To add to my point about RSNs eyes being bigger than their stomach.

Consider the Extra Innings and MLB.tv offerings. The people that buy those packages... they want to watch baseball. Is there anybody that buys this package and then never watches a baseball game? (Maybe the super rich). But the models on this are more reflective than RSN and ESPN coverage.

If MLB gets 10 billion subscribers to Extra Innings and mlb.tv this year... then they stand a good bet that they'll get 10 billion subscribers again next year.

RSNs and ESPNs and all the other sports channels that get "included" in people's TV offerings - which probably has a lot of people that never watch those channels. If they see 10 billion subscribers this year... that doesn't necessarily mean they'll have 10 billion next year. We're already seeing that, people are cutting the cord and dropping sports because they don't care about them.
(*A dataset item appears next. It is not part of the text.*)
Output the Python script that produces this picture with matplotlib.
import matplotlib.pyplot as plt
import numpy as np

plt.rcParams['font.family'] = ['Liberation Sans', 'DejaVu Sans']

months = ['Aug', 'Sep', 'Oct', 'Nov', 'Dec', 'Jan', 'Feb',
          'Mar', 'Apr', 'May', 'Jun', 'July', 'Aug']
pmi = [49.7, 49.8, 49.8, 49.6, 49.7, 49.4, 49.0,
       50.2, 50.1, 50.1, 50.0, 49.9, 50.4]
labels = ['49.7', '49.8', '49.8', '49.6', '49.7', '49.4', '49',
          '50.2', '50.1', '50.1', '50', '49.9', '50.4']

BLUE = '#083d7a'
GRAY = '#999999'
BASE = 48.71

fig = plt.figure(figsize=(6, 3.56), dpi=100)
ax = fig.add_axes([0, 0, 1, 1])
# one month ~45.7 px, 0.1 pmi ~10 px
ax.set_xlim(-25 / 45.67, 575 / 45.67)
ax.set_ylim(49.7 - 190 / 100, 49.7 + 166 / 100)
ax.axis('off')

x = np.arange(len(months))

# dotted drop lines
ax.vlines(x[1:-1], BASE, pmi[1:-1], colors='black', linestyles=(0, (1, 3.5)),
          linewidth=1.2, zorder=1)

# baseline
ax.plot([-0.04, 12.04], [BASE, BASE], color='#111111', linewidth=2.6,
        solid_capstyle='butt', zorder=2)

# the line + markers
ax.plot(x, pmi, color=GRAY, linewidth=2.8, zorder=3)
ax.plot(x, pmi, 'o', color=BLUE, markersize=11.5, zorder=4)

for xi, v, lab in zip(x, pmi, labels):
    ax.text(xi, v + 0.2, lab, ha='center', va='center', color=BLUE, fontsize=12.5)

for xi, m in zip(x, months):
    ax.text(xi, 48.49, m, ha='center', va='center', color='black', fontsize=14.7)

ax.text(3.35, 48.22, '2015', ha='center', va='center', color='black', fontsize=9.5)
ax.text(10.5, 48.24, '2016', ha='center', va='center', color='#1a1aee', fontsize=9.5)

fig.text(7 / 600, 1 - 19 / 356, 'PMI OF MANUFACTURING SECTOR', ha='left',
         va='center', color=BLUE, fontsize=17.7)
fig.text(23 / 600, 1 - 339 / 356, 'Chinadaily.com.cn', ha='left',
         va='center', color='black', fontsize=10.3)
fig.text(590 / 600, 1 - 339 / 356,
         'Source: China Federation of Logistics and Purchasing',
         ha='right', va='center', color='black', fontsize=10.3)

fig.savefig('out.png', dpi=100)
Instead of actually focusing on the number of people that watch their content... ESPN and the RSNs just looked at subscriber numbers... because it was larger and larger looks better in an accounting book.
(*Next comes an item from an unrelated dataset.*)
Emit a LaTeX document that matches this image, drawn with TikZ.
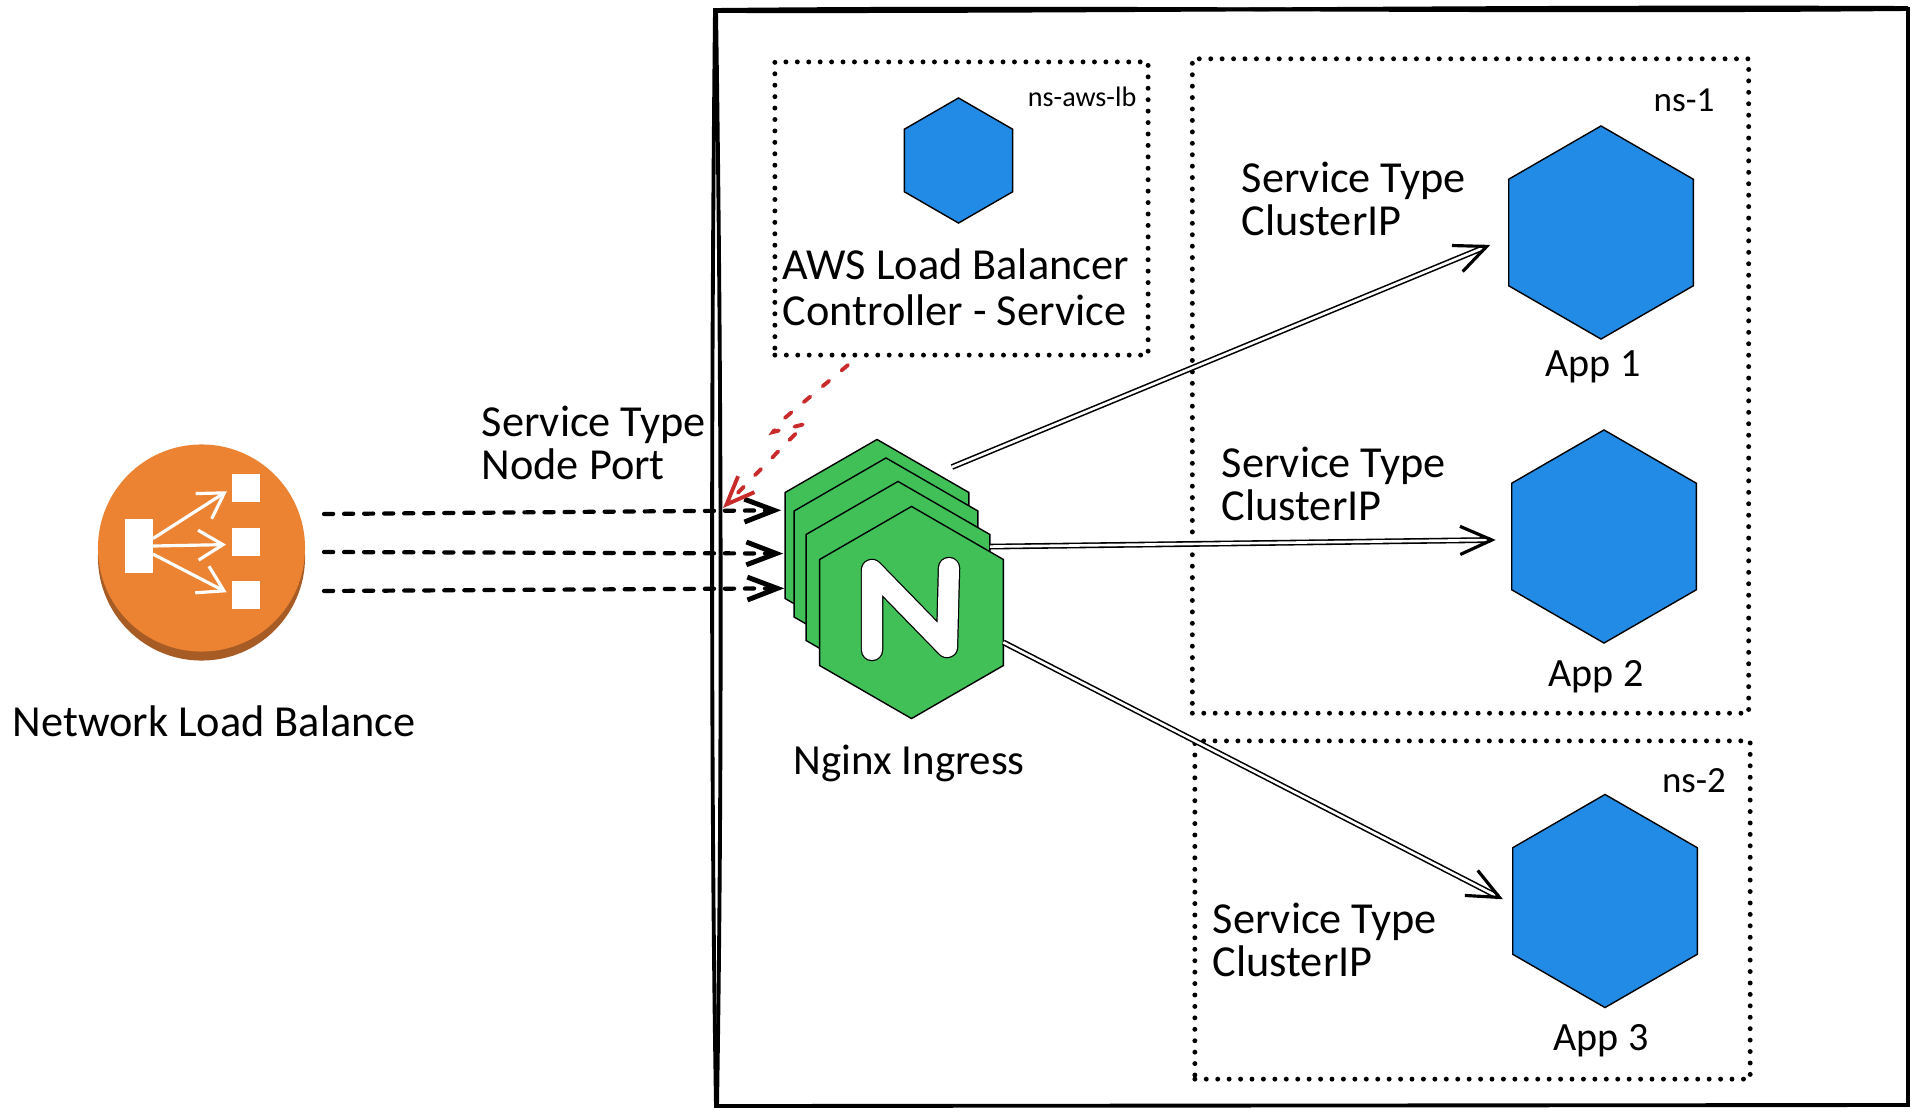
\documentclass[tikz,border=0pt]{standalone}
\usepackage{fontspec}
\setmainfont{Carlito}
\usetikzlibrary{arrows.meta,shapes.geometric}
\definecolor{nlborange}{HTML}{EC8333}
\definecolor{nlbdark}{HTML}{A85C25}
\definecolor{hexblue}{HTML}{228BE6}
\definecolor{hexgreen}{HTML}{40C057}
\definecolor{sketchred}{HTML}{C92A2A}
\tikzset{
	hexnode/.style={regular polygon,regular polygon sides=6,shape border rotate=30,draw=black,line width=0.4pt,inner sep=0pt,outer sep=0pt,minimum size=2.13cm},
	apphex/.style={hexnode,fill=hexblue},
	nginxhex/.style={hexnode,fill=hexgreen,minimum size=2.12cm},
	dotbox/.style={draw=black,line width=1.4pt,line cap=round,dash pattern=on 0pt off 3.25pt,inner sep=0pt,outer sep=0pt},
	framestroke/.style={line width=1.1pt},
	wire/.style={double=white,double distance=0.75pt,line width=0.45pt,-{Straight Barb[length=9pt,width=8pt,line width=0.9pt]}},
	dashwire/.style={line width=1.2pt,dash pattern=on 2.6pt off 3.1pt,line cap=round,-{Straight Barb[length=8.5pt,width=6.5pt,line width=1.4pt]}},
	redwire/.style={draw=sketchred,line width=1.1pt,dash pattern=on 2.4pt off 4.6pt,line cap=round,-{Straight Barb[length=8pt,width=6.5pt,line width=1.1pt]}},
	whitearrow/.style={draw=white,line width=0.9pt,-{Straight Barb[length=7pt,width=8.5pt,line width=0.9pt]}},
	whitebox/.style={fill=white,inner sep=0pt,outer sep=0pt},
	sketchtext/.style={font=\fontsize{12.6}{12}\selectfont,align=left,inner sep=0pt,text=black},
	applabel/.style={sketchtext,anchor=center,font=\fontsize{11.4}{11}\selectfont},
}
\begin{document}
\begin{tikzpicture}[x=0.01cm,y=-0.01cm]
	\useasboundingbox (0,0) rectangle (1918,1115);

	\draw[framestroke] (715,10) .. controls (1100,6) and (1500,13) .. (1908,9) -- (1908,1105) -- (716,1106) .. controls (711,800) and (711,400) .. cycle;
	\draw[framestroke] (716,10) .. controls (722,400) and (722,800) .. (717,1106);
	\draw[framestroke] (715,11) .. controls (1100,12) and (1500,6) .. (1908,8);

	\node[dotbox,minimum width=3.73cm,minimum height=2.93cm] (lbbox) at (961.5,208.5) {};
	\node[dotbox,minimum width=5.56cm,minimum height=6.54cm] (nsabox) at (1470.5,386) {};
	\node[dotbox,minimum width=5.55cm,minimum height=3.38cm] (nsbbox) at (1472.5,910) {};

	\node[apphex,minimum size=1.25cm] (lbhex) at (958.5,160.5) {};
	\node[apphex] (appa) at (1601,232.5) {};
	\node[apphex] (appb) at (1604,536.5) {};
	\node[apphex] (appc) at (1605,901) {};

	\node[nginxhex] (nginxa) at (877,545.5) {};
	\node[nginxhex] (nginxb) at (886,564) {};
	\coordinate (outa) at (952,467);
	\draw[wire,shorten >=0.2cm] (outa) -- (appa.183);
	\node[nginxhex] (nginxc) at (898,587.5) {};
	\draw[wire,shorten >=0.16cm] (nginxc.24) -- (appb.182);
	\node[nginxhex] (nginxd) at (911.5,612.5) {};
	\draw[wire,shorten >=0.11cm] (nginxd.-18) -- (appc.182);
	\draw[double=white,double distance=5.7pt,line width=0.35pt,line cap=round,line join=round] (872,650) -- (872,570) -- (947,647) -- (949,568);

	\node[circle,fill=nlbdark,inner sep=0pt,outer sep=0pt,minimum size=2.07cm] (nlbshadow) at (201.5,557) {};
	\node[circle,fill=nlborange,inner sep=0pt,outer sep=0pt,minimum size=2.07cm] (nlb) at (201.5,548) {};
	\node[whitebox,minimum width=0.28cm,minimum height=0.54cm] (nlbsrc) at (139,546) {};
	\node[whitebox,minimum width=0.28cm,minimum height=0.28cm] (nlbtop) at (246,488) {};
	\node[whitebox,minimum width=0.28cm,minimum height=0.28cm] (nlbmid) at (246,542) {};
	\node[whitebox,minimum width=0.28cm,minimum height=0.28cm] (nlblow) at (246,595) {};
	\draw[whitearrow,shorten >=0.06cm] (nlbsrc.28) -- (nlbtop.west);
	\draw[whitearrow,shorten >=0.06cm] (nlbsrc.east) -- (nlbmid.190);
	\draw[whitearrow,shorten >=0.06cm] (nlbsrc.-30) -- (nlblow.west);

	\coordinate (dasha) at (324,514);
	\coordinate (dashb) at (324,552);
	\coordinate (dashc) at (324,591);
	\draw[dashwire,shorten >=0.04cm] (dasha) -- (nginxa.159);
	\draw[dashwire,shorten >=0.02cm] (dashb) -- (nginxa.185);
	\draw[dashwire,shorten >=0.01cm] (dashc) -- (nginxa.205);

	\coordinate (redstart) at (848,365);
	\coordinate (redend) at (723,508);
	\draw[redwire] (redstart) -- (780,422) -- (773,432) -- (805,424) -- (redend);

	\node[sketchtext,anchor=west] (nlblabel) at (12,721) {Network Load Balance};
	\node[sketchtext,anchor=west] (nodeport) at (481,443) {Service Type\\Node Port};
	\node[sketchtext,anchor=west,font=\fontsize{12.2}{12}\selectfont] (nginxlabel) at (793,763) {Nginx Ingress};
	\node[sketchtext,anchor=west] (lblabel) at (782,287) {AWS Load Balancer\\[1pt]Controller - Service};
	\node[sketchtext,anchor=east,font=\fontsize{8}{8}\selectfont] (lbns) at (1137,97) {ns-aws-lb};
	\node[sketchtext,anchor=center,font=\fontsize{10}{10}\selectfont] (nsalabel) at (1684,100) {ns-1};
	\node[sketchtext,anchor=center,font=\fontsize{10.5}{10}\selectfont] (nsblabel) at (1694,781) {ns-2};
	\node[sketchtext,anchor=west] (svca) at (1241,199) {Service Type\\ClusterIP};
	\node[sketchtext,anchor=west] (svcb) at (1221,484) {Service Type\\ClusterIP};
	\node[sketchtext,anchor=west] (svcc) at (1212,940) {Service Type\\ClusterIP};
	\node[applabel] (appalabel) at (1593,367) {App 1};
	\node[applabel] (appblabel) at (1596,677) {App 2};
	\node[applabel] (appclabel) at (1601,1041) {App 3};
\end{tikzpicture}
\end{document}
You can also sorta, kinda do this with other content, like movies and TV shows. And this is why I suspect you'll see production companies, studios, and distribution networks focus more on streaming. Take CBS All Access for example - people aren't subscribing to CBS All Access if they don't want to watch the content that is available on that platform. That 1 subscriber to CBS All Access means more than the 1 subscriber on DirecTV that has CBS and may never watch it.